Quebec Mining Firm Expands Despite Protests of Local Population
The cryptocurrency mining operations of mining firm Bitfarms are still expanding despite complaints of the residents of the city of Sherbrooke, Quebec.
Local news outlet CityNews reported on Nov. 20 that residents living near the site of the firm’s mining operations are complaining about the allegedly intolerable sound and vibrations originating from the facility.
The complaints of the population
The firm’s executives claim that the noise problems will be solved by a 23-meter wall around its mining farm, but residents are not convinced. Marcel Cyr, a resident living across the river from the facility notes that — while residents are complaining — the company has so far only expanded its operations. He told the outlet that residents want the business to cease operations until the noise issues are solved:
“They say they are acting in good faith. [...] And in the beginning we believed them. But we no longer believe them. How can we? [...] The noise destroys the environment, destroys people’s health because of the stress. [...] We had peace and quiet, and we want peace and quiet to return.”
Bitfarms reportedly manages five mining operations spread across the province to take advantage of cheap local hydropower. The firm struck a deal with Sherbrooke to pay the city about 3 million Canadian dollars (about $2.25 million) per year for its electricity use.
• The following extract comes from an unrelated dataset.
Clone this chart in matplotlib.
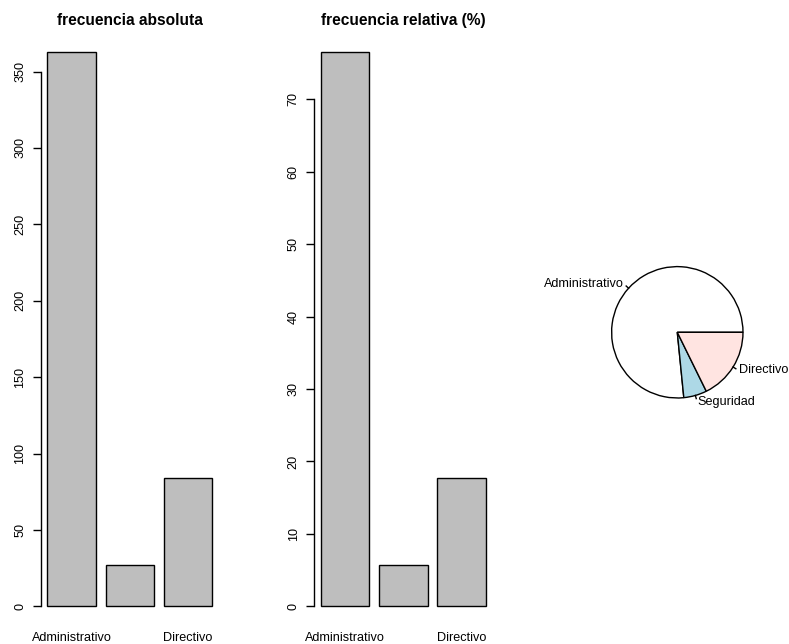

City councilor Marc Denault admitted that, if the city had known about the noise generated by the facility’s cooling fans, it would not have allowed it to use the location. The councilor also said he believes that if the company foresaw such issues, it would not have chosen its present location.
Denault also said that the company intended to address the noise issue and will renovate the building and build a wall outside it to muffle the sound. He claimed that an increase in the capacity of the farm will not increase the noise, stating:
“We expect significant improvement versus what the residents are allegedly complaining about today.”
Not the first such instance, but the company improved conditions
Denault’s claims that the company is cooperative in solving noise problems are backed up by Patrick Melchior, mayor of Farnham, another place where Bitfarm operates. He said that residents had similar complaints in 2017, but the company has since improved the situation:
“They were very cooperative. Their goal was really not to be a bad corporate citizen. [...] They reduced the noise considerably .. and the citizens were very satisfied. The case is closed.”
Cointelegraph reached out to councilmembers from the aforementioned cities but has not received any responses as of press time.
According to Google Finance, BitFarms’ stocks are trading at 0.53 Canadian dollars ($0.40). This means that the shares are down over 75% from when they were listed in July.
Despite uncertain market conditions, cryptocurrency mining firms are seemingly optimistic when it comes to the future of their industry. As Cointelegraph reported yesterday, German Bitcoin (BTC) mining firm Northern Bitcoin has entered a merger agreement with United States-based competitor Whinstone to jointly build what will supposedly be the world’s largest mining farm.